- _EXERCISE DETAILS_
Find each line containing the string "with". Copy it.

▬▬▬▬▬▬▬▬▬▬

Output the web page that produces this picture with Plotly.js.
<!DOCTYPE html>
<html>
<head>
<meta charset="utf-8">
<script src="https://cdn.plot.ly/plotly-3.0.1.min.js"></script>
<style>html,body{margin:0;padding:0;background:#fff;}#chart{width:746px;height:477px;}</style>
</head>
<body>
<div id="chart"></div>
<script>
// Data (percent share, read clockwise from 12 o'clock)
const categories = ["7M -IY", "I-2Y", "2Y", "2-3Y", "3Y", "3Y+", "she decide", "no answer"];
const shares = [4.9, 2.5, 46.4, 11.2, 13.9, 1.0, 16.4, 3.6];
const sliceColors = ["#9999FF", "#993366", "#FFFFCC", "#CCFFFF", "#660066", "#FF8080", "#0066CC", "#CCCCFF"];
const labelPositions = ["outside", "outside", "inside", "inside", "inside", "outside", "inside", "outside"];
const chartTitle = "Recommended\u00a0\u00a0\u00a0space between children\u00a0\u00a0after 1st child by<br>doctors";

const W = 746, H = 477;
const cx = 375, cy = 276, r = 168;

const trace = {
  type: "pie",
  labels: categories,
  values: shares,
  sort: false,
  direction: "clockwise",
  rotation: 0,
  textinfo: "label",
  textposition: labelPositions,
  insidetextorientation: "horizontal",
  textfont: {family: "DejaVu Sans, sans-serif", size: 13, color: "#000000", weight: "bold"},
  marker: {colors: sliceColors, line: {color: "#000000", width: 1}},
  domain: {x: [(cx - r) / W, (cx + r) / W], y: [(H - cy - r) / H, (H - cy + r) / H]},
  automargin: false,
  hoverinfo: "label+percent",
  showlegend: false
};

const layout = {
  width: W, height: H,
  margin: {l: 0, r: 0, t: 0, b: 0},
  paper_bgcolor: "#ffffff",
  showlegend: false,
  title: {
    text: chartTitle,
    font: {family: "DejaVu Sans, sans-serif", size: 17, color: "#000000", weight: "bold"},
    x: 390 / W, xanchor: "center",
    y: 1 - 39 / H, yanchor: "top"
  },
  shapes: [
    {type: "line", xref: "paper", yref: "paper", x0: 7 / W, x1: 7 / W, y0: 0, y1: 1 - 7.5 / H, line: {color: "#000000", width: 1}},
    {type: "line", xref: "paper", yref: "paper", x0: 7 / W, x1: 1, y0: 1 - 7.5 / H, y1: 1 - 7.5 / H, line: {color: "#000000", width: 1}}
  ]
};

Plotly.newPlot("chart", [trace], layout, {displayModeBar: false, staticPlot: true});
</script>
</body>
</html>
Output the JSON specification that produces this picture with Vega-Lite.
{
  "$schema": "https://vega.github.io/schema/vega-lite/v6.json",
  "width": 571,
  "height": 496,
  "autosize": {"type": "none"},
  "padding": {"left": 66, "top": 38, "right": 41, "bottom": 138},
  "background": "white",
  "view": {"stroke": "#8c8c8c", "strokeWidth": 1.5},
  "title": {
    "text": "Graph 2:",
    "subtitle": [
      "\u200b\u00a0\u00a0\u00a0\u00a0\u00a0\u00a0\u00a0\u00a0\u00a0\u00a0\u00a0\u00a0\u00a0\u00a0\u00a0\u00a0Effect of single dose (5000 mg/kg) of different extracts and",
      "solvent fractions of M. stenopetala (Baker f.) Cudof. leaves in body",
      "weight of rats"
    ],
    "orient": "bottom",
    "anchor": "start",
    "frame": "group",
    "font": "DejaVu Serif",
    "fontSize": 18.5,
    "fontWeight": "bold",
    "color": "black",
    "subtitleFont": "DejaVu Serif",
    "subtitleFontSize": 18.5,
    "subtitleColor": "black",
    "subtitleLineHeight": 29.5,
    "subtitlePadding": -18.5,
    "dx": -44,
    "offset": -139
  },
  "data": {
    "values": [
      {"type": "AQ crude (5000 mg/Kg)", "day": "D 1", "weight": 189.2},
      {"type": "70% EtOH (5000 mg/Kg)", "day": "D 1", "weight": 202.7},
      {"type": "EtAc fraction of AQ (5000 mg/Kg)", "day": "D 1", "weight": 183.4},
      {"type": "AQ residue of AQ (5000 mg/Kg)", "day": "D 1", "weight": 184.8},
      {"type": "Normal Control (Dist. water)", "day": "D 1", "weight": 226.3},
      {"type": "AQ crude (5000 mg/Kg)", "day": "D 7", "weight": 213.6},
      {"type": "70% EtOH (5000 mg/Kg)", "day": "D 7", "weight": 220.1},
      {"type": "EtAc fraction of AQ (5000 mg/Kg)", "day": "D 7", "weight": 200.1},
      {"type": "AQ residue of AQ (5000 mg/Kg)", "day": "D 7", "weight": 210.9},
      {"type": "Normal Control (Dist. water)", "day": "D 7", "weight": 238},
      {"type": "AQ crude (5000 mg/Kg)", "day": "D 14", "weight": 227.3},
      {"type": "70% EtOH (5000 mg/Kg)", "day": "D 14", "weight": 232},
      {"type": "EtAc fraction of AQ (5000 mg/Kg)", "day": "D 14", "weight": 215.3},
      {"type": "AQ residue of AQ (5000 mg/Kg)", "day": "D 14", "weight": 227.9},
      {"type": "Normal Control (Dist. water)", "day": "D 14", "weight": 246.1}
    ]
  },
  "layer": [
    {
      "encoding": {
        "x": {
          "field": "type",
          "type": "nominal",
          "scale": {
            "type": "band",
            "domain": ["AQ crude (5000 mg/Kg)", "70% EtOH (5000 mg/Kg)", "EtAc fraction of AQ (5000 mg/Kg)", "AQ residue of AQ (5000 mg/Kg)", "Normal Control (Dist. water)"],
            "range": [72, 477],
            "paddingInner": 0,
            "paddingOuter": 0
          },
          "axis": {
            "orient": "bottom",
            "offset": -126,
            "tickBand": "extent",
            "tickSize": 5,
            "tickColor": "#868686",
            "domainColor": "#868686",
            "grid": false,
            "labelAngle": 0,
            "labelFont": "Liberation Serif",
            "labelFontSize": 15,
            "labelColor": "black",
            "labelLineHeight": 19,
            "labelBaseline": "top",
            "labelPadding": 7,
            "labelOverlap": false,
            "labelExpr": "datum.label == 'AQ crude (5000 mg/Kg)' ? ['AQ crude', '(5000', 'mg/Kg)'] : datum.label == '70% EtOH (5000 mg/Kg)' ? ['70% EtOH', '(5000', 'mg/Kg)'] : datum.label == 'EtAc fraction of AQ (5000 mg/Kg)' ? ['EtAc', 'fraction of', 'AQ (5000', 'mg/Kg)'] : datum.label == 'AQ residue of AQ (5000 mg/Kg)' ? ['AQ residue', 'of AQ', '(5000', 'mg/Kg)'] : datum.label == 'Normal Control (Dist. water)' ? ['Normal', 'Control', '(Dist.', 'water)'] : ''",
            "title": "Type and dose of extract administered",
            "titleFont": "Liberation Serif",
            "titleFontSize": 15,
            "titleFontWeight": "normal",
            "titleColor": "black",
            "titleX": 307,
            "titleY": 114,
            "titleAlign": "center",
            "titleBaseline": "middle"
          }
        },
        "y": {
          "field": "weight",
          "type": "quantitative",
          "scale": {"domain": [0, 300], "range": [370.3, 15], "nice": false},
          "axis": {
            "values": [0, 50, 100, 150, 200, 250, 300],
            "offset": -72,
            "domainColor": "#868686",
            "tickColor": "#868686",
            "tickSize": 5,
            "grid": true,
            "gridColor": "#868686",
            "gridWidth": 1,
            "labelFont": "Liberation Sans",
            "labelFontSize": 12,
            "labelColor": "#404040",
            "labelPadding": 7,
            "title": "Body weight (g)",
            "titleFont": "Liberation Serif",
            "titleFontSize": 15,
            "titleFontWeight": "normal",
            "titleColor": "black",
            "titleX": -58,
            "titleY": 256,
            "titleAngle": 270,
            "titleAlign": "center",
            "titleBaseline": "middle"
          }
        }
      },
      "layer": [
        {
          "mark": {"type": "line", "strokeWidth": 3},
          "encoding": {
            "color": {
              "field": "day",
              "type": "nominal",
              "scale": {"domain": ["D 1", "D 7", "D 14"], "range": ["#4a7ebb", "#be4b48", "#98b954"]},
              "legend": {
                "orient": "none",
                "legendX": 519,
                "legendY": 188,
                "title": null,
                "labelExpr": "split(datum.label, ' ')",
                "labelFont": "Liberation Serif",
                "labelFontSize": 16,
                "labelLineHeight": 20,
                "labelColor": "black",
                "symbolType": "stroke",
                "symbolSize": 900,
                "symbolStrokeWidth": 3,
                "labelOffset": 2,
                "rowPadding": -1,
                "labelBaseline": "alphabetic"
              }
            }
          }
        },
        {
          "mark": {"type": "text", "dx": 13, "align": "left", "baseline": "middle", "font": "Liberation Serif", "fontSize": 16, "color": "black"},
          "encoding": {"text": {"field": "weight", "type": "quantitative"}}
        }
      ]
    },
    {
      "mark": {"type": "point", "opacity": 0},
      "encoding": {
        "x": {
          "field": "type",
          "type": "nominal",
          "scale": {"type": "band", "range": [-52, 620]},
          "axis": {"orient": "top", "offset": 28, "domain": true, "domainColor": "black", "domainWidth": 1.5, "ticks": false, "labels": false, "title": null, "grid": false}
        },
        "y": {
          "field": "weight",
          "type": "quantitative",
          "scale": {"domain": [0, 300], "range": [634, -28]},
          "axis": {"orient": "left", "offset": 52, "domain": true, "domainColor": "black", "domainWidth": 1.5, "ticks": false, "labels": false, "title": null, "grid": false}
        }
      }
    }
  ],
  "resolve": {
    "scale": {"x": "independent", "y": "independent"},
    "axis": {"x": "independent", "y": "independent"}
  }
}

▬▬▬▬▬▬▬▬▬▬

- _THE RESPONSE_
Output the web page that produces this picture with Plotly.js.
Output the JSON specification that produces this picture with Vega-Lite.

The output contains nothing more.